Estas direções sindicais acreditam que o trabalhador tem muitos dias e muitas formas de lutar por seus interesses e merece comemorar anualmente um colorido e eufórico feriado. A forma da dominação mudou e não se lida com os dirigentes sindicais com os mesmos métodos brutais de antigamente.

Nos dia de hoje, o capital até colabora com os festejos doando alguns milhões para custear os espetáculos de primeiro de maio. Para que se faça uma grande festa que construa uma sensação tão alegre que ajude a esconder que este não é um tempo de festa. Não é mais preciso atirar em comícios ou enforcar operários já que o lucro se extrai através de métodos tão suaves como terceirização, precarização, cooperfraudes, locação de mão de obra, etc.. Com estes artefatos tão pouco sangrentos, o Capital transferiu para os seus cofres cerca de R$ 1,3 trilhão da renda dos trabalhadores nas últimas duas décadas.
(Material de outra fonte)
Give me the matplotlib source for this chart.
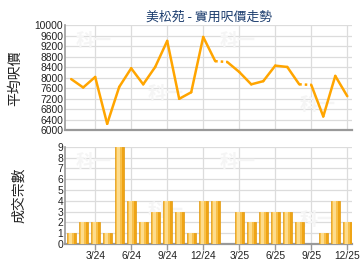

Por outro lado, enormes contingentes de trabalhadores tornaram-se desnecessários nesse supostamente admirável mundo novo tão “flexibilizado e globalizado” e esta é uma das razões que permitem o festejo daqueles que não foram, ainda, expulsos do paraíso da carteira assinada.

A festa do Trabalho, como a Parada Gay, é parte da vida de uma grande e maravilhosa cidade, com tantas coisas boas e bonitas. Em volta deste mundo tão alegre e palpitante, há um cordão sanitário firme e seguro deixando de fora aquela multidão dos desnecessários. Para eles, não há festas e nem trabalho. Não dispõem de emprego e, portanto, não possuem a renda que seria o passaporte de entrada para este admirável mundo novo. Foram expulsos para periferias cada vez mais distantes, onde o único serviço público disponível é a polícia que se ocupa em que não atrapalhem com a sua feiúra e a sua tristeza.

As grandes festas do Dia do Trabalho pressupõem invisibilidade daqueles que se tornaram desnecessários nestas recentes décadas de aprofundamento do desemprego estrutural. Somente em São Paulo, cerca de dois milhões de desempregados vem sendo ensinados de que estão na miséria porque não teriam sido suficientemente “competitivos” num maravilhoso mundo moderno que é duro, mas que seria o único possível.

Há 120 anos atrás, Albert Spies começou sua marcha para a fôrca encarapitado sobre um caixote, vociferando que aquilo que viviam não era um destino inexorável. Explicava que o fato de existirem ricos e pobres não é um fato da natureza como existirem cachorros e ratos, mas fruto das escolhas das pessoas. Explicava que um outro mundo é possível. A lembrança de sua tragédia é uma forma importante de entender o mundo presente e aquela voz silenciada de modo tão brutal ainda tem algo a nos dizer com relação ao que acontece de perverso lá no andar de baixo.